Rechte Herzensangelegenheiten
Selbst bei einer Gratismaßnahme ruderte die Regierung zurück, um die EU-Kommission nicht zu verärgern. Ursprünglich war vorgesehen, dass Gewerbetreibende in Zukunft bei Beträgen unter 60 Euro nicht mehr bargeldlose Kartenzahlungen akzeptieren müssen – Cash ist den Selbstständigen in Italien seit jeher lieber, weil so Steuern leichter hinterzogen werden können. Doch die Verpflichtung zur Akzeptanz gehörte zu den Zusagen, die die Vorgängerregierungen der EU gemacht hatten, um im Gegenzug die Fonds aus dem Programm Next Generation EU (für Italien bis 2026 stolze 191,5 Milliarden Euro) zu erhalten – und am Ende ruderte Meloni kleinlaut zurück.

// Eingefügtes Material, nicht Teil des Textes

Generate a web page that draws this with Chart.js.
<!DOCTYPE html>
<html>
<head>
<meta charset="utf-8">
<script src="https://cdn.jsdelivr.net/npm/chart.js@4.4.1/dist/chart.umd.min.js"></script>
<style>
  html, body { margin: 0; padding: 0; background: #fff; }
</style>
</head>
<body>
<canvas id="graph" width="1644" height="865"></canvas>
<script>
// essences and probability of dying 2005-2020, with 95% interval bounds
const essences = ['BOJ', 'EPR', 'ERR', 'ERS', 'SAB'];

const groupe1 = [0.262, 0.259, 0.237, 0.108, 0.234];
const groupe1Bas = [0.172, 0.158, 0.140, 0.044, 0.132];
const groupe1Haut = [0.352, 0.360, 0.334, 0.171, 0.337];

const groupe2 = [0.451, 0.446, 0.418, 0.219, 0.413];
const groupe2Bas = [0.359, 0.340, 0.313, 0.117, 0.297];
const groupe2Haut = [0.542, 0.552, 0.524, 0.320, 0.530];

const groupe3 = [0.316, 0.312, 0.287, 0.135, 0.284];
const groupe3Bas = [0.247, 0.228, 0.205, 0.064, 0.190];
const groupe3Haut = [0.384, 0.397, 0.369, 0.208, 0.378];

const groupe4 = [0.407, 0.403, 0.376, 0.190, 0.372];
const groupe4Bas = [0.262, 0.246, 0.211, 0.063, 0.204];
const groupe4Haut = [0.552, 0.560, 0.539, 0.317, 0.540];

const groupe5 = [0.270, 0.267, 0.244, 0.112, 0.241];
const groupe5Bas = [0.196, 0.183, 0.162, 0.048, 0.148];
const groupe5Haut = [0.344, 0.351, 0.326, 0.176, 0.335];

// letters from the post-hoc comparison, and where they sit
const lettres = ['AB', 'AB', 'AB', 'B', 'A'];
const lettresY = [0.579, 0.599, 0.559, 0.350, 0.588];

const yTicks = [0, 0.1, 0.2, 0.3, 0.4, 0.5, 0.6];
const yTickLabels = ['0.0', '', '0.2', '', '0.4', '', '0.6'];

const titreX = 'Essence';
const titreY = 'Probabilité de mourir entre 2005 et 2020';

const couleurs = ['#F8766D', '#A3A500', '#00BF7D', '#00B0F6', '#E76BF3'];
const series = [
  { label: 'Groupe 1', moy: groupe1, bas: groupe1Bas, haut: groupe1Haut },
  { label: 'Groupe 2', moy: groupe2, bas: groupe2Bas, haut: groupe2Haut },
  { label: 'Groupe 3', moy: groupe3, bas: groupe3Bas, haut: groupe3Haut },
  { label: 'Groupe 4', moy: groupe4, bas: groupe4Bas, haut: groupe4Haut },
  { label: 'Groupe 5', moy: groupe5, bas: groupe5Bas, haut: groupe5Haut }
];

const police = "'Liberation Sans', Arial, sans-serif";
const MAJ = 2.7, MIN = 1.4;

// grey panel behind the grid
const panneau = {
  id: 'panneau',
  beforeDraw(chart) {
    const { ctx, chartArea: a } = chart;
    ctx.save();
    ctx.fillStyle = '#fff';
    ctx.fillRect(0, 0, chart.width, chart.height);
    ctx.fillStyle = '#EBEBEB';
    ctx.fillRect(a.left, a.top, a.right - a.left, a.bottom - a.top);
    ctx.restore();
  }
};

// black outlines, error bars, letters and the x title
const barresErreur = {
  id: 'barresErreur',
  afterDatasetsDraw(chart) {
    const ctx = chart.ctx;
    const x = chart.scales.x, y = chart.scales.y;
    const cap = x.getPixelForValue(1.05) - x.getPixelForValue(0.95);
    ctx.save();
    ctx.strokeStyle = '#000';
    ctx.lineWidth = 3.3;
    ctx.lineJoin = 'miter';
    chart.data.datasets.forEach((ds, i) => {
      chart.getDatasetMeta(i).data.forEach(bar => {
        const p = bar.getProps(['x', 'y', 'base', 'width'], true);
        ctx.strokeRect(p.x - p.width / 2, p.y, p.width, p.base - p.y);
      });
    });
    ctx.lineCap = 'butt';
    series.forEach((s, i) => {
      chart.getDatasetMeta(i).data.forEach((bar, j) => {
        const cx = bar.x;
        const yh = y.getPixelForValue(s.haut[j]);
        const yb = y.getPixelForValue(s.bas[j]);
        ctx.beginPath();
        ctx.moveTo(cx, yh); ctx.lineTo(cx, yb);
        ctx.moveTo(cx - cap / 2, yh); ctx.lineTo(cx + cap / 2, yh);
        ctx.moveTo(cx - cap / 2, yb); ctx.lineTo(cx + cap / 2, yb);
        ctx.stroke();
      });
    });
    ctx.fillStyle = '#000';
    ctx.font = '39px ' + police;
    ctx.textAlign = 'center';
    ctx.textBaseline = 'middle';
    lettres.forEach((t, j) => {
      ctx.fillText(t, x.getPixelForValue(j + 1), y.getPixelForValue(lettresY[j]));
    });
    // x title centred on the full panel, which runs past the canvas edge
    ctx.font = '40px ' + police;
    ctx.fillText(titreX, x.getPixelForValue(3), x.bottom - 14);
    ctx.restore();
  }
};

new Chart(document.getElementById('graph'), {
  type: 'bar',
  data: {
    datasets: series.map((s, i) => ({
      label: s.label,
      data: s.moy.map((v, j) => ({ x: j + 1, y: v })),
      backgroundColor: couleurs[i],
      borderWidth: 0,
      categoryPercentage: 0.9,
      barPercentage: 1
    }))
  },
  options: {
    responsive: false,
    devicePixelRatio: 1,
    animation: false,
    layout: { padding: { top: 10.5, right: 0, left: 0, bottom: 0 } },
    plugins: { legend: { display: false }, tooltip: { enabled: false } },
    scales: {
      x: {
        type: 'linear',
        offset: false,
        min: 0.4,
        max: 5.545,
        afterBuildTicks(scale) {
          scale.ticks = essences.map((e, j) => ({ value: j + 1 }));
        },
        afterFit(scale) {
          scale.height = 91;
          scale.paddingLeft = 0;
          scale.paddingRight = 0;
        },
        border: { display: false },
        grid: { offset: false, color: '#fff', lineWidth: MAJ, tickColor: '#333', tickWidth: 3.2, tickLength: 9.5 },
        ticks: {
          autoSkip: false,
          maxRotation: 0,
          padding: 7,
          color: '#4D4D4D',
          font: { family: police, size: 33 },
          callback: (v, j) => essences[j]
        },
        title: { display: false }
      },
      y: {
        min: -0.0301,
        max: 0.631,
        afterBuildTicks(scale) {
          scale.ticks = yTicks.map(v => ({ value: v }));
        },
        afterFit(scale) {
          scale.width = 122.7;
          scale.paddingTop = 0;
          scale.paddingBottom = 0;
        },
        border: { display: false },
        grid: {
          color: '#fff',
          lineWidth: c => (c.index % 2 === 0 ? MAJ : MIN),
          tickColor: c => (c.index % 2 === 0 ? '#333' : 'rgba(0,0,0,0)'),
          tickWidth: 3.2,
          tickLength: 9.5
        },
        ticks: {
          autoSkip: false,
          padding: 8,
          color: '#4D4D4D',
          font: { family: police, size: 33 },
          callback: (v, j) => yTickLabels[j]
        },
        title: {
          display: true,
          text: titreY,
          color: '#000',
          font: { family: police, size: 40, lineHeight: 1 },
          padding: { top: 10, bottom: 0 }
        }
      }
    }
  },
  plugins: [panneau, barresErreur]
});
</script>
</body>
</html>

Rechte Herzensanliegen realisierte sie dennoch. So schafft sie vom August 2023 an die Grundsicherung für alle arbeitsfähigen Empfänger*innen ab. Sie sollen sich gefälligst einen Job suchen, auch wenn es den nicht gibt.

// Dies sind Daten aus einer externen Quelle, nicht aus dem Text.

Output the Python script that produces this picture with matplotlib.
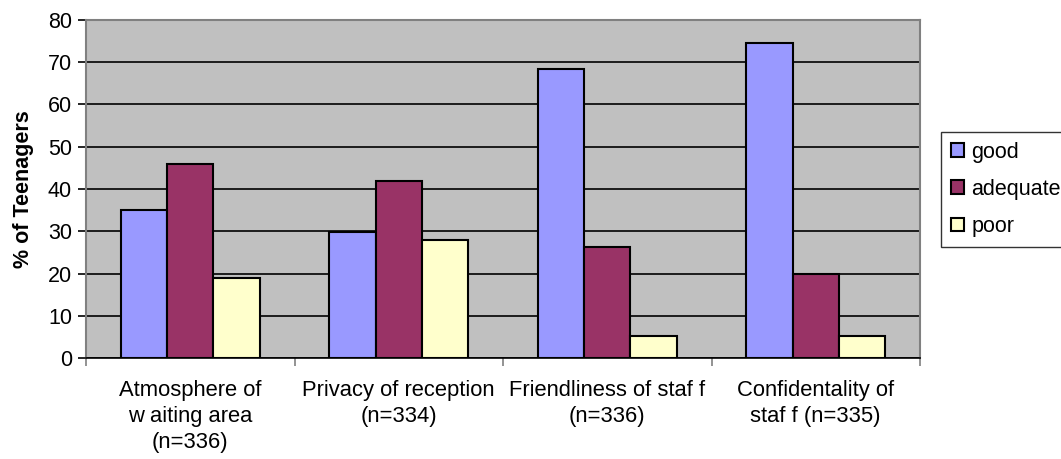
import numpy as np
import matplotlib
matplotlib.use('Agg')
import matplotlib.pyplot as plt

plt.rcParams['font.family'] = ['Liberation Sans', 'DejaVu Sans']

categories = ['Atmosphere of\nw aiting area\n(n=336)', 'Privacy of reception\n(n=334)',
              'Friendliness of staf f\n(n=336)', 'Confidentality of\nstaf f (n=335)']
series = ['good', 'adequate', 'poor']
good = [35, 29.8, 68.5, 74.6]
adequate = [45.8, 42, 26.3, 19.8]
poor = [18.9, 27.9, 5.2, 5.2]
colors = ['#9999ff', '#993366', '#ffffcc']

fig = plt.figure(figsize=(10.61, 4.59), dpi=100)
ax = fig.add_axes([86 / 1061, 1 - 358 / 459, (920 - 86) / 1061, (358 - 20) / 459])
ax.set_facecolor('#c0c0c0')

x = np.arange(len(categories))
w = 0.222
for i, (vals, name) in enumerate(zip([good, adequate, poor], series)):
    ax.bar(x + (i - 1) * w, vals, w, color=colors[i], edgecolor='black', linewidth=1.5,
           label=name, zorder=3)

ax.set_xlim(-0.5, 3.5)
ax.set_ylim(0, 80)
ax.set_yticks(range(0, 81, 10))
ax.yaxis.grid(True, color='black', linewidth=1.2, zorder=1)
ax.set_axisbelow(True)

ax.set_xticks(np.arange(-0.5, 3.6, 1.0))
ax.set_xticklabels([])
ax.set_xticks(x, minor=True)
ax.set_xticklabels(categories, minor=True, fontsize=15.8, linespacing=1.3)
ax.tick_params(axis='x', which='minor', length=0, pad=16)
ax.tick_params(axis='x', which='major', length=6, direction='out', color='#808080', width=1.2)
ax.tick_params(axis='y', length=6, direction='out', labelsize=15.5, width=1.2, pad=4)

for s in ['top', 'right']:
    ax.spines[s].set_color('#808080')
    ax.spines[s].set_linewidth(1.5)
ax.spines['left'].set_color('#808080')
ax.spines['left'].set_linewidth(1.5)
ax.spines['bottom'].set_color('black')
ax.spines['bottom'].set_linewidth(1.2)

ax.set_ylabel('% of Teenagers', fontsize=15.5, fontweight='bold', labelpad=10)

leg = fig.legend(loc='upper left', bbox_to_anchor=(941 / 1061, 1 - 132 / 459), fontsize=15.5,
                 frameon=True, fancybox=False, edgecolor='black', handlelength=0.6,
                 handleheight=0.6, handletextpad=0.35, labelspacing=0.75, borderpad=0.45,
                 borderaxespad=0)
leg.get_frame().set_linewidth(1.0)

fig.savefig('out.png', dpi=100)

Auch in der Flüchtlingspolitik zog die Regierung Meloni neue Register. Gerade erst im Amt versuchte sie es mit der alten Nummer, die der Lega-Chef Matteo Salvini in seiner Zeit als Innenminister in den Jahren 2018–19 geboten hatte – mit der Politik der „geschlossenen Häfen“. Im November 2022 verweigerte sie tagelang NGO-Schiffen die Einfahrt in italienische Häfen. Als dann die unter französischer Flagge fahrende „Ocean Viking“ Marseille ansteuerte, feierte die Regierung in Rom die Tatsache, dass sich „in Europa der Wind gedreht“ habe. Das führte zu einer veritablen diplomatischen Krise mit der französischen Regierung.
Kaum Negativschlagzeilen
Seither setzt Meloni auch bei der Flüchtlingspolitik darauf, unter dem Radar zu bleiben. Mittlerweile weist das Innenministerium den NGO-Schiffen sofort Häfen zu, allerdings weit im Norden Italiens – und verbietet ihnen zugleich, mehr als eine Rettungsaktion durchzuführen, ehe sie den zugewiesenen Hafen anlaufen. Die Folge: Die Schiffe sind gezwungen, sich tagelang von den Rettungszonen zu entfernen und dabei horrende Treibstoffkosten in Kauf zu nehmen. Für die Regierung aber bleiben Negativschlagzeilen seither aus.
Negativschlagzeilen vermied die Rechtsregierung auch im Ukrainekrieg. Obwohl mit Silvio Berlusconi und Matteo Salvini zwei Putin-Freunde zur Koalition gehören, hielt die Regierungschefin – auch hier in Kontinuität zu Draghi – Italien auf Kurs und blieb bei der entschlossenen Unterstützung der Ukraine auch mit Waffenlieferungen. Und selbst Viktor Orbán kann sich auf Meloni nicht mehr verlassen: Als die EU im letzten Dezember die Ausschüttung von 6,3 Milliarden Euro an Ungarn wegen Rechtsstaatsbedenken blockierte, trug Italien geräuschlos die Sanktion gegen Budapest mit.
Am Ende dürfte dies die beste Nachricht für die Regierung Meloni sein: dass sie in den letzten Wochen aus den Schlagzeilen der internationalen Presse weitgehend verschwunden ist, während in Italien nach allen Umfragen der Wählerkonsens für die Postfaschistin ungebrochen ist. Entsprechend entspannt kann sich Meloni bei Kanzler Scholz präsentieren.